En réplique à l’argument du « club chrétien », nul chef de gouvernement n’eut l’idée de renvoyer l’accusation à la face de la Turquie, pays des premiers Chrétiens, de Paul de Tarse à l’église d’Ephèse, devenu un club musulman à force d’épuration religieuse. Erdogan est mal placé pour dénoncer les clubs religieusement homogènes. Maire d’Istanbul, les 28 et 29 mai 1996, il organisa une grande réunion inter islamique ayant trois buts : la réalisation d’un marché commun musulman, une sorte d’ONU islamique protégée d’influences judéo occidentales, ainsi qu’un « OTAN musulman ». Le 15 juillet 1997, il élabora avec l’ancien président Erbakan l’idée du D8 association des 8 pays musulmans les plus puissants et dont nombre sont outrageusement  intégristes (Nigeria, Pakistan,Egypte, Iran, Bengladesh, Malaisie et Indonésie).Le projet échouera notamment à cause de l’armée voulant préserver l’accord stratégique israélo-turque , mais n’en fut pas moins une réalité.

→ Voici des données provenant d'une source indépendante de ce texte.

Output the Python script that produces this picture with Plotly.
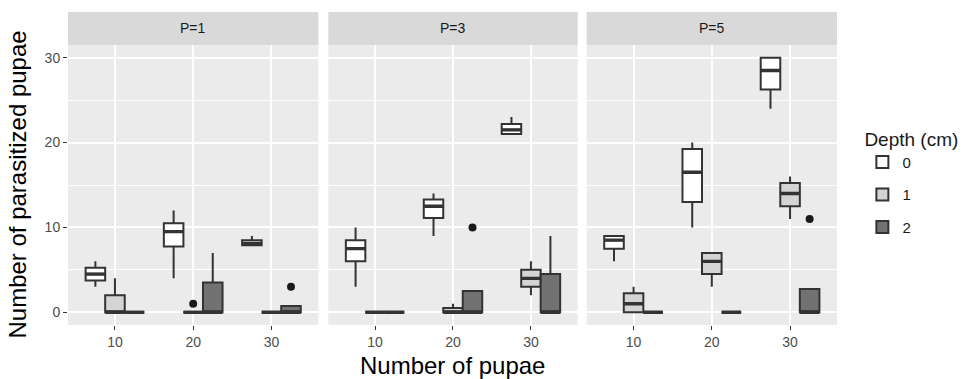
import plotly.graph_objects as go

panels = ["P=1", "P=3", "P=5"]
depths = ["0", "1", "2"]
pupae = [10, 20, 30]

# values indexed [panel][depth][pupae]
lower = [
    [[3, 4, 7.9], [0, 0, 0], [0, 0, 0]],
    [[3, 9, 21], [0, 0, 2], [0, 0, 0]],
    [[6, 10, 24], [0, 3, 11], [0, 0, 0]],
]
q1 = [
    [[3.75, 7.75, 7.9], [0, 0, 0], [0, 0, 0]],
    [[6, 11.1, 21], [0, 0, 3], [0, 0, 0]],
    [[7.5, 13, 26.25], [0, 4.5, 12.5], [0, 0, 0]],
]
median = [
    [[4.5, 9.5, 8.1], [0, 0, 0], [0, 0, 0]],
    [[7.5, 12.5, 21.5], [0, 0, 4], [0, 0, 0]],
    [[8.5, 16.5, 28.5], [1, 6, 14], [0, 0, 0]],
]
q3 = [
    [[5.25, 10.5, 8.5], [2, 0, 0], [0, 3.5, 0.75]],
    [[8.5, 13.3, 22.2], [0, 0.5, 5], [0, 2.5, 4.5]],
    [[9, 19.25, 30], [2.25, 7, 15.25], [0, 0, 2.75]],
]
upper = [
    [[6, 12, 9], [4, 0, 0], [0, 7, 0.75]],
    [[10, 14, 23], [0, 1, 6], [0, 2.5, 9]],
    [[9, 20, 30], [3, 7, 16], [0, 0, 2.75]],
]

outlier_panel = [0, 0, 1, 2]
outlier_depth = [1, 2, 2, 2]
outlier_pupae = [20, 30, 20, 30]
outlier_value = [1, 3, 10, 11]

y_ticks = [0, 10, 20, 30]
y_minor = [5, 15, 25]

fills = ["#ffffff", "#d4d4d4", "#727272"]
line_col = "#333333"
FONT = "Liberation Sans, Arial, sans-serif"

BOXGAP = 0.25
spacing = pupae[1] - pupae[0]
step = spacing * (1 - BOXGAP) / len(depths)

fig = go.Figure()

domains = [[0.0, 0.3256], [0.3385, 0.6628], [0.6744, 1.0]]

for p in range(len(panels)):
    xa = "x" if p == 0 else f"x{p+1}"
    ya = "y" if p == 0 else f"y{p+1}"
    for d in range(len(depths)):
        fig.add_trace(go.Box(
            x=pupae,
            q1=q1[p][d], median=median[p][d], q3=q3[p][d],
            lowerfence=lower[p][d], upperfence=upper[p][d],
            name=depths[d], legendgroup=depths[d], showlegend=(p == 0),
            offsetgroup=depths[d],
            fillcolor=fills[d],
            line=dict(color=line_col, width=2),
            whiskerwidth=0,
            xaxis=xa, yaxis=ya,
            hoverinfo="skip",
        ))
    # thicker median bars (ggplot style), centred on each dodged box
    mx, my = [], []
    for d in range(len(depths)):
        for c in range(len(pupae)):
            centre = pupae[c] + (d - 1) * step
            mx += [centre - step / 2, centre + step / 2, None]
            my += [median[p][d][c], median[p][d][c], None]
    fig.add_trace(go.Scatter(
        x=mx, y=my, mode="lines",
        line=dict(color=line_col, width=3.4),
        showlegend=False, xaxis=xa, yaxis=ya, hoverinfo="skip",
    ))
    ox = [outlier_pupae[i] + (outlier_depth[i] - 1) * step
          for i in range(len(outlier_value)) if outlier_panel[i] == p]
    oy = [outlier_value[i] for i in range(len(outlier_value)) if outlier_panel[i] == p]
    fig.add_trace(go.Scatter(
        x=ox, y=oy, mode="markers",
        marker=dict(color="#1a1a1a", size=8),
        showlegend=False, xaxis=xa, yaxis=ya, hoverinfo="skip",
    ))

layout = dict(
    width=972, height=379,
    margin=dict(l=68, r=127, t=45, b=54),
    paper_bgcolor="white", plot_bgcolor="#ebebeb",
    boxmode="group", boxgap=BOXGAP, boxgroupgap=0,
    font=dict(family=FONT, color="#1a1a1a"),
    legend=dict(
        title=dict(text="Depth (cm)", font=dict(size=19, color="#1a1a1a")),
        font=dict(size=15, color="#1a1a1a"),
        x=1.033, xanchor="left", y=0.728, yanchor="top",
        tracegroupgap=10, bgcolor="rgba(0,0,0,0)",
    ),
    showlegend=True,
)

shapes = []
annotations = []
strip_top = 1 + 33 / 280
for p in range(len(panels)):
    suffix = "" if p == 0 else str(p + 1)
    layout["xaxis" + suffix] = dict(
        domain=domains[p], anchor="y" + suffix,
        range=[pupae[0] - 0.6 * spacing, pupae[-1] + 0.6 * spacing],
        tickvals=pupae, ticktext=[str(v) for v in pupae],
        showgrid=True, gridcolor="white", gridwidth=1.6,
        zeroline=False, showline=False,
        ticks="outside", ticklen=4, tickcolor=line_col, tickwidth=1.2,
        tickfont=dict(size=14, color="#4d4d4d"),
        fixedrange=True, automargin=False,
    )
    layout["yaxis" + suffix] = dict(
        domain=[0, 1], anchor="x" + suffix,
        range=[-1.5, 31.5],
        tickvals=y_ticks, ticktext=[str(v) for v in y_ticks],
        showticklabels=(p == 0),
        ticks="outside" if p == 0 else "", ticklen=4, tickcolor=line_col, tickwidth=1.2,
        tickfont=dict(size=14, color="#4d4d4d"),
        showgrid=True, gridcolor="white", gridwidth=1.6,
        minor=dict(tickvals=y_minor, showgrid=True, gridcolor="white", gridwidth=0.8, ticks=""),
        zeroline=False, showline=False,
        fixedrange=True, automargin=False,
    )
    if p > 0:
        layout["yaxis" + suffix]["matches"] = "y"
    shapes.append(dict(
        type="rect", xref="x" + suffix + " domain", yref="paper",
        x0=0, x1=1, y0=1, y1=strip_top,
        fillcolor="#d9d9d9", line=dict(width=0), layer="below",
    ))
    annotations.append(dict(
        text=panels[p], xref="x" + suffix + " domain", yref="paper",
        x=0.5, y=(1 + strip_top) / 2, xanchor="center", yanchor="middle",
        showarrow=False, font=dict(size=14, color="#1a1a1a"),
    ))

annotations.append(dict(
    text="Number of pupae", xref="paper", yref="paper",
    x=0.5, y=(325 - 365) / 280, xanchor="center", yanchor="middle",
    showarrow=False, font=dict(size=24, color="black"),
))
annotations.append(dict(
    text="Number of parasitized pupae", xref="paper", yref="paper",
    x=(16 - 68) / 777, y=0.5, xanchor="center", yanchor="middle",
    textangle=-90, showarrow=False, font=dict(size=24, color="black"),
))

layout["shapes"] = shapes
layout["annotations"] = annotations
fig.update_layout(**layout)

fig.write_html(
    "out.html",
    config={"displayModeBar": False},
    post_script="document.body.style.margin='0';document.body.style.padding='0';",
)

   Depuis 2004, la Turquie préside le club musulman de l’OCI, composé de tous les pays islamistes existants. Lors du sommet de décembre 2006 de l’OCI à la Mecque, le président iranien Mahmoud Ahmadinedjad, déclara qu’il ne croyait pas à l’holocauste quelques semaines après avoir évoqué la nécessité de « rayer Israël de la carte ». L’OCI, club de l’islamisme mondial, avait aussi fait scandale lors de son sommet en 2003, lorsque le premier ministre malaisien , Mr Mahathira, dénonça le complot juif mondial. Son discours d’ouverture le 20 octobre 2003, vaut le détour :

« Nous n'appliquons pas les principes authentiques de l'islam, car nous avons mis en place la démocratie qui nous divise et qui a été inventée par les Juifs. Est-ce possible que quelques millions de Juifs aient raison d'un milliard trois cents millions de musulmans ?Appliquons le principe du Prophète : à la Mecque, Mohamed ne peut pas vivre son islam dans un environnement polythéiste. Il émigre à Médine et reconstitue ses forces, puis signe l'accord déséquilibré de Hudaibiyah, trêve de 10 ans avec les Mecquois. Les Mecquois baissent la garde et reprennent leurs affaires. Sans coup férir, de manière unilatérale après deux ans, le Prophète conquiert la Mecque en violation de l'accord, car le Jihad a priorité sur les accords. La solution avec les Juifs et les USA doit suivre ce modèle »

   Voilà un exemple du contenu des sommets de l’OCI, rassemblant 57 pays musulmans. Musulmans ou islamistes, la différence est, à l’aune des positions de l’OCI, insaisissable.

    L’Europe, façonnée indiscutablement par le christianisme, n’a donc pas de leçon d’ouverture à recevoir d’Erdogan. Mais étrangement complexées de ne pas être assez ouverte à l’ «Autre», en l’occurrence l’islam, les chancelleries européennes n’osent renvoyer le premier ministre face à la réalité de son islamisme militant. Erdogan exploite à merveille la psychologie européenne, qui souffre de nombreuses pathologies, parmi lesquelles un complexe de supériorité civilisationel et une obsession du mythe multiculturel, relativisant son identité profonde.